Saturday, March 16, 2013

Sack The Coach!: The Effects Of Coaching Changes In The AFL

As someone who tires quickly of the seemingly endless media speculation regarding which AFL coaches are under pressure to hold their jobs, I was really looking forward to showing that coaching changes actually make little difference at all. That’s what I thought anyway. To show this, I was going to compare the changes in teams’ winning percentages the season after changing coach with the changes in teams’ winning percentage in all other seasons.  Well, I did that, and you can see the results in the histogram below.

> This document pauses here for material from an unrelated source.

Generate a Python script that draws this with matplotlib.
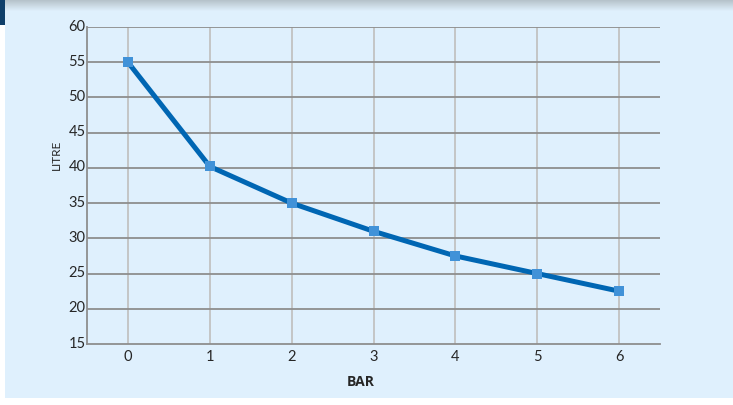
import matplotlib.pyplot as plt
import matplotlib.transforms as mtransforms
import numpy as np
from matplotlib.patches import Rectangle

# --- Data ---
bar = [0, 1, 2, 3, 4, 5, 6]
litre = [55, 40.2, 35, 31, 27.5, 25, 22.5]
y_ticks = [15, 20, 25, 30, 35, 40, 45, 50, 55, 60]

W, H = 733, 405
fig = plt.figure(figsize=(W / 100, H / 100), dpi=100)
fig.patch.set_facecolor("white")
plt.rcParams["font.family"] = ["Lato", "DejaVu Sans"]

# panel background (behind the axes)
fig.patches.append(Rectangle((5 / W, 7 / H), 1 - 5 / W, 1 - 7 / H,
                             transform=fig.transFigure, facecolor="#dff0fd",
                             edgecolor="none", zorder=-2))
# dark strip top-left
fig.patches.append(Rectangle((0, 1 - 25 / H), 5 / W, 25 / H,
                             transform=fig.transFigure, facecolor="#0f3f6a",
                             edgecolor="none", zorder=-1))

# shadow gradient along the top
gax = fig.add_axes([5 / W, 1 - 11 / H, 1 - 5 / W, 11 / H])
top = np.array([0.71, 0.76, 0.79])
bot = np.array([0.875, 0.94, 0.99])
t = np.linspace(0, 1, 50)[:, None]
grad = top * (1 - t) + bot * t
gax.imshow(grad[:, None, :], aspect="auto", extent=[0, 1, 0, 1])
gax.axis("off")

ax = fig.add_axes([87 / W, 1 - 344 / H, 573 / W, 317 / H])
ax.set_facecolor("none")

ax.plot(bar, litre, color="#0066b3", linewidth=3.6, zorder=3,
        marker="s", markersize=7, markeredgewidth=0,
        markerfacecolor="#4192d8")

ax.set_xlim(-0.5, 6.5)
ax.set_ylim(15, 60)
ax.set_xticks(bar)
ax.set_yticks(y_ticks)

for y in y_ticks[1:]:
    ax.axhline(y, color="#8e8e8e", linewidth=1.3, zorder=1)
for x in bar:
    ax.axvline(x, color="#c2c2c2", linewidth=1.3, zorder=0.5)

for side in ["top", "right"]:
    ax.spines[side].set_visible(False)
for side in ["left", "bottom"]:
    ax.spines[side].set_color("#8e8e8e")
    ax.spines[side].set_linewidth(1.3)

ax.tick_params(axis="both", length=0, labelsize=10.5, labelcolor="#262626")
ax.tick_params(axis="y", pad=1)
ax.tick_params(axis="x", pad=4)

# y tick labels sit a little above their gridlines
shift = mtransforms.ScaledTranslation(0, 2 / 100, fig.dpi_scale_trans)
for lab in ax.get_yticklabels():
    lab.set_transform(lab.get_transform() + shift)

ax.text(0.478, -0.119, "BAR", transform=ax.transAxes, ha="center", va="center",
        fontsize=10, fontweight="bold", color="#262626",
        family=["Open Sans", "DejaVu Sans"])
ax.text(-0.054, 0.596, "LITRE", transform=ax.transAxes, ha="center", va="center",
        rotation=90, fontsize=8.5, color="#262626")

fig.savefig("out.png", dpi=100)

It turns out that, since 1998 over a quarter of the time when a team changes coach it has improved its winning percentage by over 0.20 percentage points (over 4 wins) the next season! Less than 10 per cent of the time has a team’s winning percentage fallen by over 0.20 percentage points. By contrast, when there has been no coaching change, only around 10 per cent of the time has a team’s winning percentage increased by over 0.20 percentage points the next season, and over 15 per cent of the time the team’s winning percentage has fallen by over 20 percentage points.
To put all this into a neater summary statistic, the average increase in a team’s wins the season after it changes coach is 1.5 wins (compared to -0.2 wins if it doesn’t change). That’s a pretty handy pick-up. However, it could be that a coaching change often occurs when the team just happens to have a stretch when it is performing below its long-run capabilities, and the improvement we see on average when a new coach comes in is just a case of mean reversion. As it turns out, when I looked to see if anyone had suggested this before, I found that a study that looked at coaching changes in Italian football had suggested pretty much the same thing! They concluded that, once you do some controlling for other factors that change when the coach changes, changing a coach does not seem to have a significant impact on team performance.

I’d like to think then, that if I could be bothered to do the econometrics, my first theory would still be proved right in the end. In the meantime though, maybe teams looking to boost membership after a brutal coaching change could send out the above histogram to their fanbases.